What are the dangers of fatigue?

Safety at sea is more likely to be endangered as crews are not fully alert. The desire for sleep can encourage the taking of shortcuts. Health suffers, now and in the future, through taking poor care of one’s physical and mental health needs.

Estimates suggest that 25% of marine casualties are caused by fatigue.

Comprehensive research on seafarer fatigue shows how the long working hours culture takes its toll on seafarers:

  • One in four seafarers said they had fallen asleep while on watch
  • Almost 50% of seafarers taking part in a study reported working weeks of 85 hours or more
  • Around half said their working hours had increased over the past 10 years, despite regulations intended to combat fatigue
  • Almost 50% of seafarers surveyed considered their working hours presented a danger to their personal safety
  • Some 37% said their working hours sometimes posed a danger to the safe operations of their ship

What about on-board records?

Increased workloads lead to another problem - false record keeping. Seafarers are either bowing to the pressures of the job – or being forced – to falsify the records of the hours they actually work. This practice undermines onboard safety and health - and makes the problem of long hours working and crew fatigue harder to address.

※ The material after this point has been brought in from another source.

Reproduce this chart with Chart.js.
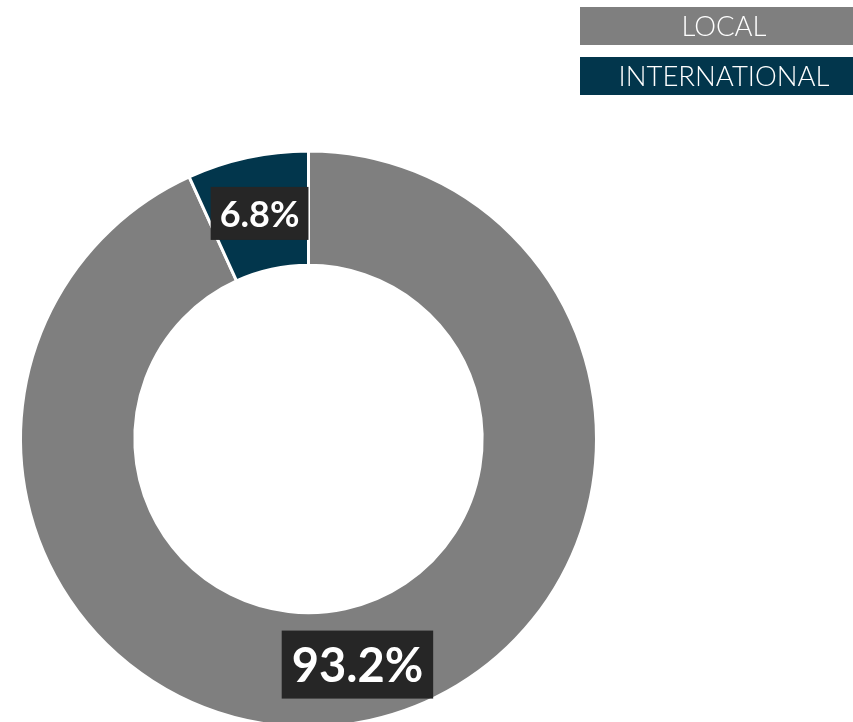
<!DOCTYPE html>
<html>
<head>
<meta charset="utf-8">
<script src="https://cdn.jsdelivr.net/npm/chart.js@4/dist/chart.umd.min.js"></script>
<style>
  html, body { margin: 0; padding: 0; background: #ffffff; overflow: hidden; width: 853px; height: 722px; }
  canvas { display: block; }
</style>
</head>
<body>
<canvas id="c" width="853" height="760"></canvas>
<script>
const categories = ['LOCAL', 'INTERNATIONAL'];
const shares = [93.2, 6.8];
const valueLabels = ['93.2%', '6.8%'];
const sliceColors = ['#7f7f7f', '#02364c'];

const boxLegend = {
  id: 'boxLegend',
  afterDraw(chart) {
    const ctx = chart.ctx;
    ctx.save();
    const x = 580, w = 273, h = 38, tops = [7, 57];
    categories.forEach((name, i) => {
      ctx.fillStyle = sliceColors[i];
      ctx.fillRect(x, tops[i], w, h);
      ctx.fillStyle = '#ffffff';
      ctx.font = '300 27.5px Lato, "Open Sans", sans-serif';
      ctx.textAlign = 'center';
      ctx.textBaseline = 'middle';
      ctx.fillText(name, 724, tops[i] + h / 2 + 1);
    });
    ctx.restore();
  }
};

const sliceLabels = {
  id: 'sliceLabels',
  afterDraw(chart) {
    const ctx = chart.ctx;
    const meta = chart.getDatasetMeta(0);
    ctx.save();
    meta.data.forEach((arc, i) => {
      const p = arc.tooltipPosition();
      const big = i === 0;
      const fs = big ? 47 : 36;
      ctx.font = 'bold ' + fs + 'px Lato, "Open Sans", sans-serif';
      const tw = ctx.measureText(valueLabels[i]).width;
      const bw = tw + (big ? 20 : 18);
      const bh = big ? 68 : 53;
      ctx.fillStyle = '#262626';
      ctx.fillRect(p.x - bw / 2, p.y - bh / 2, bw, bh);
      ctx.fillStyle = '#ffffff';
      ctx.textAlign = 'center';
      ctx.textBaseline = 'middle';
      ctx.fillText(valueLabels[i], p.x, p.y + 2);
    });
    ctx.restore();
  }
};

new Chart(document.getElementById('c'), {
  type: 'doughnut',
  data: {
    labels: categories,
    datasets: [{
      data: shares,
      backgroundColor: sliceColors,
      borderColor: '#ffffff',
      borderWidth: 3,
      hoverOffset: 0
    }]
  },
  options: {
    responsive: false,
    animation: false,
    cutout: '60.3%',
    layout: { padding: { left: 19, right: 255, top: 149.5, bottom: 31.5 } },
    plugins: {
      legend: { display: false },
      tooltip: { enabled: false }
    }
  },
  plugins: [boxLegend, sliceLabels]
});
</script>
</body>
</html>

How can seafarers cope with fatigue?

The symptoms of fatigue can endanger yourself, your colleagues, your ship and the marine environment. The danger signs include:

  • Inability to stay awake
  • Clumsiness
  • Headaches and giddiness
  • Loss of appetite
  • Insomnia
  • Moodiness and needless worrying
  • Poor judgement of distance, speed, time and risk
  • Slow responses
  • Difficulty concentrating

If you become aware of these signs, you should take the following steps:

  • Use your maximum allowance of sleep, rest and leisure time
  • Inform your supervisor if you think fatigue may be impairing your performance
  • Where possible, rotate your tasks to mix heavy and lighter duties
  • Exercise daily
  • Eat as healthily as possible, limit smoking, caffeine and alcohol consumption

What is the ITF doing?

The ITF campaign against fatigue at sea argues for:

  • Safe crewing levels on board ship
  • Enforcement of maritime regulations on minimum hours of rest and/or maximum hours of work
  • Universal recognition of the right of all seafarers to shore leave
  • An onboard safety cultures
  • Fatigue to be treated as a serious health and safety issue

If any of the issues identified are affecting your well-being you have the right to contact your trade union, an ITF Inspector or the ITF Seafarers Support team for assistance. Don’t wait until it’s too late.